Die genialen Musiker bedienten viele Genres populärer, moderner Musik. Es wurde gejazzt, geswingt, gegroovt. Bei Balladen wurde in Tönen geschwelgt. Es sind zwar Profis ihres Fachs – jedoch welche mit Herz und Leidenschaft. Neigel studierte Gesang, übrigens gemeinsam mit dem Lokalmatadoren Kai Podack, wie sie anschließend verriet. Heute ist sie unter anderem als Dozentin für Jazz-Gesang an der Freiburger Musikhochschule aktiv. Sie singt erfolgreich A-capella in der Erfolgsformation "Les Brünettes".

Stelter lernte die verschiedenen Stile einer Jazz- und Klassikgitarre von der Pike auf. Der geniale Saitenspezialist präsentiert sich in Soloprogrammen gleichermaßen beeindruckend wie bei internationalen Konzerten in verschiedenen Ensembles.

Das Charisma der beiden, die auf gleicher Höhe miteinander korrespondieren, triggerte sich geradezu an den Seelen der Zuhörenden fest. So entstand rasch der rational nicht erklärbare, magische Raum zwischen sich und den aufmerksam lauschenden Menschen auf den Rängen. Es war die wunderschöne Musik mit vielen feinen Nuancen in Stimme und Instrumentenklang, die gefiel.

Musikalisch experimentell

Auch gab die Sängerin einiges von ihrem eigenen Seelenleben preis. Sei es im eigenen Umgang mit den "Egoisten" um uns herum, mit der Liebe oder mit dem "anscheinend unvermeidbaren Weihnachtsstress". Oder wer kennt es nicht, das Herumgewälze in einer "schlaflosen Nacht". Musikalisch experimentell setzen Neigel und Stelter sowohl die Saiten der Gitarre sowie die eigenen Stimmen mit Hilfe einer Echomaschine ein. Die Quälgeister der Nacht waren hellwach. Alle gespielten Stücke, die auch auf CD nachgehört werden können, stammten von beiden selbst. Die Ausnahme kam als Zugabe herbeigeflogen: "Blackbird" von Lennon/Mc Cartney. Völlig anders und überraschend präsentierte sich Neigel mit einem Solostück ohne Instrumentenunterstützung. Stattdessen brachte sie ihre Stimme das Brustbein als Klangkörper zum Einsatz. Mit Händen klopfte sie, um dann wieder mit den Fingern zu schnipsen, während mit den Füßen der Takt gegeben wurde. Ein koordinatives Kunststück.

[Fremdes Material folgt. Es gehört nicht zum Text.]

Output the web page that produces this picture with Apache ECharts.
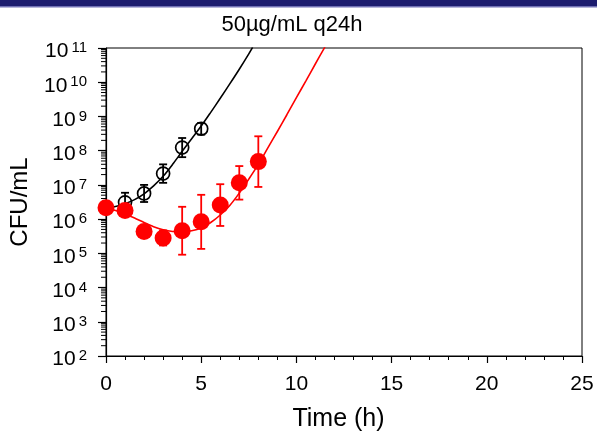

Über das Zustandekommen eines seiner Produktionen erzählte Stelter, wie er immer wieder gerne in seine Heimatstadt Ingelheim am Rhein zurückkehrt. Virtuos und authentisch ließ er seine Akustikgitarre sprechen und nachfühlen, was Heimat bedeutet. Das Intro versprach noch klassische Gitarrenkunst, um dann in den Walzertakt wechseln. Den Dreivierteltakt strich Neigel auf der zweiten Gitarre. Was man nicht vermuten möchte, wurde zum einzigartigen, ungewöhnlichen Ereignis. Zum Walzertakt gesellten sich die fetzigsten Gitarrensoli.

Wie so oft verlor sich das Publikum auch bei dem "Vineyard Waltz" in den Klangsphären. Es war mucksmäuschenstill. Am Ende des Stückes war man schon fast enttäuscht, dass es zu Ende ging. Wie lautete doch der Eingangstitel? "I wish, I would capture the time".

Der besonderen Live-Atmosphäre eines Hermann Hesse-Gymnasium-Forums und dieser schmucken Veranstaltung setzte Stefanie Neigel ein wunderbares Krönchen auf. "Die Welt wäre um ein großes Stück ärmer, würden es diese kleinen, feinen Clubs und Locations außerhalb der großen Metropolen nicht geben. Gerade deshalb genießen wir die Auftritte immer ganz besonders. Wir sind den fleißigen Machern hier sehr dankbar." Nebenbei gesagt: Man kaufte ihr auch dieses Bekenntnis ab.

Beim CD-Verkauf verriet Stelter, dass, wenn es wieder heißt "Neigel meets Stelter", einiges an Inspiration und Improvisation dabei sei. Davon "lebe das Ganze auch". Der eine "macht", der andere "macht mit". Er verglich es mit einer typischen Situation aus dem Fußball. Einer schlägt eine Flanke exakt auf den Mitspieler – ohne vorher zu schauen. Nicht erklärbar, wie das klappen kann. Dennoch: Es gelang.